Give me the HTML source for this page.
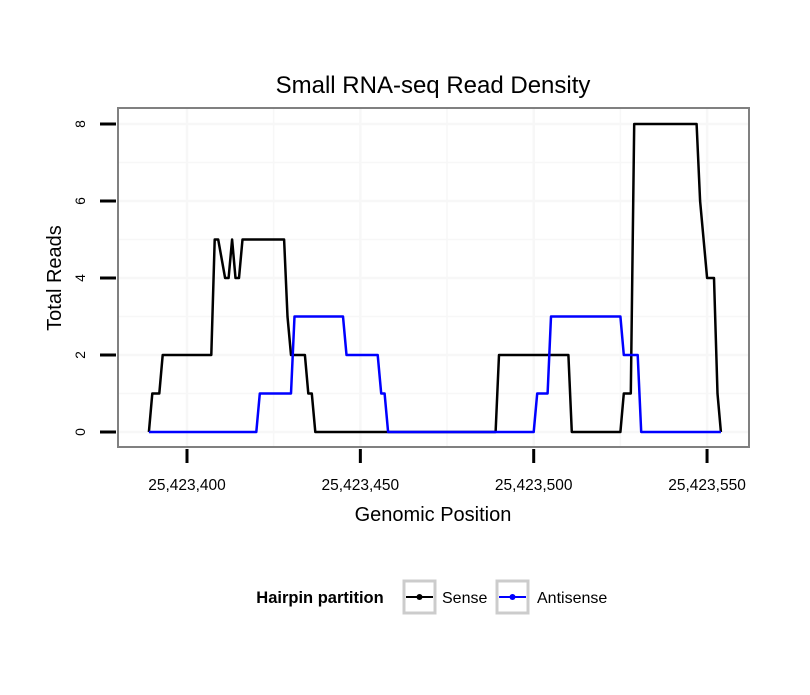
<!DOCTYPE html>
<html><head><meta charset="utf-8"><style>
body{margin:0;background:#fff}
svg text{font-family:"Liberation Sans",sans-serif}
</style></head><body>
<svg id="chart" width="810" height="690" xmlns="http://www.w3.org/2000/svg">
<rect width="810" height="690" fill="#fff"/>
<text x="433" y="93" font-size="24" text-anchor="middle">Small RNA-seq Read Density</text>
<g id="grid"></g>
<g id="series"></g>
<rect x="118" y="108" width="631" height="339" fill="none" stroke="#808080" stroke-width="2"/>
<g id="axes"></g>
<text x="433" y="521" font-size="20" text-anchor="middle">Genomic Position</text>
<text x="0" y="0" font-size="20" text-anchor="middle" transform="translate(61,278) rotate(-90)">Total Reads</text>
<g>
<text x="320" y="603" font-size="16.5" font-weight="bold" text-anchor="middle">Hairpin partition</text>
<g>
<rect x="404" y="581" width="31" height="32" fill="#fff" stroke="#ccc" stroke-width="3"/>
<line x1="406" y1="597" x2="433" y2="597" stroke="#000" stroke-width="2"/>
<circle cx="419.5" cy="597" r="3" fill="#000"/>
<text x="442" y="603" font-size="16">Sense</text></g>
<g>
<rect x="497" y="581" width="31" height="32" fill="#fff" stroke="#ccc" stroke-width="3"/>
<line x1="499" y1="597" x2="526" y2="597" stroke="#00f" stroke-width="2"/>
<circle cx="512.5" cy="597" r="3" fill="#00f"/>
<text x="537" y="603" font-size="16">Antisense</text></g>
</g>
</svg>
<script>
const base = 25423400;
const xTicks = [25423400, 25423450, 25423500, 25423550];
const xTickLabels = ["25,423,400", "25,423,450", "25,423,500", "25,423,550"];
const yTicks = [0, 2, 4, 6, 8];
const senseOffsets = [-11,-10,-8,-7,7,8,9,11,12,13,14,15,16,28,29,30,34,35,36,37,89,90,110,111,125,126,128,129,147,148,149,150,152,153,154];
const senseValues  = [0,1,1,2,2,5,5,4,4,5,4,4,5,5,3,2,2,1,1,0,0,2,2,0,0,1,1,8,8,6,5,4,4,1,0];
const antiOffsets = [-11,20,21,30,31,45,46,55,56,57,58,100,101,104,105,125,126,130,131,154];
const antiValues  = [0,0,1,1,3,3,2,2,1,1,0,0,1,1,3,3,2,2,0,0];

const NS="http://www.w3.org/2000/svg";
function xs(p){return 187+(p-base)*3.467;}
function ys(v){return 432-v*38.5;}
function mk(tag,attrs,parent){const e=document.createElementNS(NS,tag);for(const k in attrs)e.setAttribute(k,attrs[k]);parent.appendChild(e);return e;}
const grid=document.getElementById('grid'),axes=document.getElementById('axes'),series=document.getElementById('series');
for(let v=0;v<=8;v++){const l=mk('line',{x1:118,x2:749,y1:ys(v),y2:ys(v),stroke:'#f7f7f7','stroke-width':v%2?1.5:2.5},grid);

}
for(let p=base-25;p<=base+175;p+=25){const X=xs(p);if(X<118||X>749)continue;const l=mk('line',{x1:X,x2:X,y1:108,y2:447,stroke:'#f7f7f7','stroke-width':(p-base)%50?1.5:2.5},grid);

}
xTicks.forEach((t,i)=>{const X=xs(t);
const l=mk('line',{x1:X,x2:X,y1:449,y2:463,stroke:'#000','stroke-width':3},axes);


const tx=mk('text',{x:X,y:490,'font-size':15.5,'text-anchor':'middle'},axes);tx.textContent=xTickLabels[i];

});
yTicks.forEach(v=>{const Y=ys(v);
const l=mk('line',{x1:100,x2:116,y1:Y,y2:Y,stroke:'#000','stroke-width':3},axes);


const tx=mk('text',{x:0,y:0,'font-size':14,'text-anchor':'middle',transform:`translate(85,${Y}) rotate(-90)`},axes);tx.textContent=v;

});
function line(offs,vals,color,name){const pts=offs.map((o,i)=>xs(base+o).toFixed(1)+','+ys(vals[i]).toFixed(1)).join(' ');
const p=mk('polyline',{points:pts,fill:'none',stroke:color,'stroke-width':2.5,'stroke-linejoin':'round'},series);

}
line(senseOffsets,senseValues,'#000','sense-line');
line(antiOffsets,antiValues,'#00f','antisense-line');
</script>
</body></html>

———

REQUIREMENT:
Exclude the pictures, and transcribe all of the material exactly.

OUTPUT OF THE TASK:
Give me the HTML source for this page.
<!DOCTYPE html>
<html><head><meta charset="utf-8"><style>
body{margin:0;background:#fff}
svg text{font-family:"Liberation Sans",sans-serif}
</style></head><body>
<svg id="chart" width="810" height="690" xmlns="http://www.w3.org/2000/svg">
<rect width="810" height="690" fill="#fff"/>
<text x="433" y="93" font-size="24" text-anchor="middle">Small RNA-seq Read Density</text>
<g id="grid"></g>
<g id="series"></g>
<rect x="118" y="108" width="631" height="339" fill="none" stroke="#808080" stroke-width="2"/>
<g id="axes"></g>
<text x="433" y="521" font-size="20" text-anchor="middle">Genomic Position</text>
<text x="0" y="0" font-size="20" text-anchor="middle" transform="translate(61,278) rotate(-90)">Total Reads</text>
<g>
<text x="320" y="603" font-size="16.5" font-weight="bold" text-anchor="middle">Hairpin partition</text>
<g>
<rect x="404" y="581" width="31" height="32" fill="#fff" stroke="#ccc" stroke-width="3"/>
<line x1="406" y1="597" x2="433" y2="597" stroke="#000" stroke-width="2"/>
<circle cx="419.5" cy="597" r="3" fill="#000"/>
<text x="442" y="603" font-size="16">Sense</text></g>
<g>
<rect x="497" y="581" width="31" height="32" fill="#fff" stroke="#ccc" stroke-width="3"/>
<line x1="499" y1="597" x2="526" y2="597" stroke="#00f" stroke-width="2"/>
<circle cx="512.5" cy="597" r="3" fill="#00f"/>
<text x="537" y="603" font-size="16">Antisense</text></g>
</g>
</svg>
<script>
const base = 25423400;
const xTicks = [25423400, 25423450, 25423500, 25423550];
const xTickLabels = ["25,423,400", "25,423,450", "25,423,500", "25,423,550"];
const yTicks = [0, 2, 4, 6, 8];
const senseOffsets = [-11,-10,-8,-7,7,8,9,11,12,13,14,15,16,28,29,30,34,35,36,37,89,90,110,111,125,126,128,129,147,148,149,150,152,153,154];
const senseValues  = [0,1,1,2,2,5,5,4,4,5,4,4,5,5,3,2,2,1,1,0,0,2,2,0,0,1,1,8,8,6,5,4,4,1,0];
const antiOffsets = [-11,20,21,30,31,45,46,55,56,57,58,100,101,104,105,125,126,130,131,154];
const antiValues  = [0,0,1,1,3,3,2,2,1,1,0,0,1,1,3,3,2,2,0,0];

const NS="http://www.w3.org/2000/svg";
function xs(p){return 187+(p-base)*3.467;}
function ys(v){return 432-v*38.5;}
function mk(tag,attrs,parent){const e=document.createElementNS(NS,tag);for(const k in attrs)e.setAttribute(k,attrs[k]);parent.appendChild(e);return e;}
const grid=document.getElementById('grid'),axes=document.getElementById('axes'),series=document.getElementById('series');
for(let v=0;v<=8;v++){const l=mk('line',{x1:118,x2:749,y1:ys(v),y2:ys(v),stroke:'#f7f7f7','stroke-width':v%2?1.5:2.5},grid);

}
for(let p=base-25;p<=base+175;p+=25){const X=xs(p);if(X<118||X>749)continue;const l=mk('line',{x1:X,x2:X,y1:108,y2:447,stroke:'#f7f7f7','stroke-width':(p-base)%50?1.5:2.5},grid);

}
xTicks.forEach((t,i)=>{const X=xs(t);
const l=mk('line',{x1:X,x2:X,y1:449,y2:463,stroke:'#000','stroke-width':3},axes);


const tx=mk('text',{x:X,y:490,'font-size':15.5,'text-anchor':'middle'},axes);tx.textContent=xTickLabels[i];

});
yTicks.forEach(v=>{const Y=ys(v);
const l=mk('line',{x1:100,x2:116,y1:Y,y2:Y,stroke:'#000','stroke-width':3},axes);


const tx=mk('text',{x:0,y:0,'font-size':14,'text-anchor':'middle',transform:`translate(85,${Y}) rotate(-90)`},axes);tx.textContent=v;

});
function line(offs,vals,color,name){const pts=offs.map((o,i)=>xs(base+o).toFixed(1)+','+ys(vals[i]).toFixed(1)).join(' ');
const p=mk('polyline',{points:pts,fill:'none',stroke:color,'stroke-width':2.5,'stroke-linejoin':'round'},series);

}
line(senseOffsets,senseValues,'#000','sense-line');
line(antiOffsets,antiValues,'#00f','antisense-line');
</script>
</body></html>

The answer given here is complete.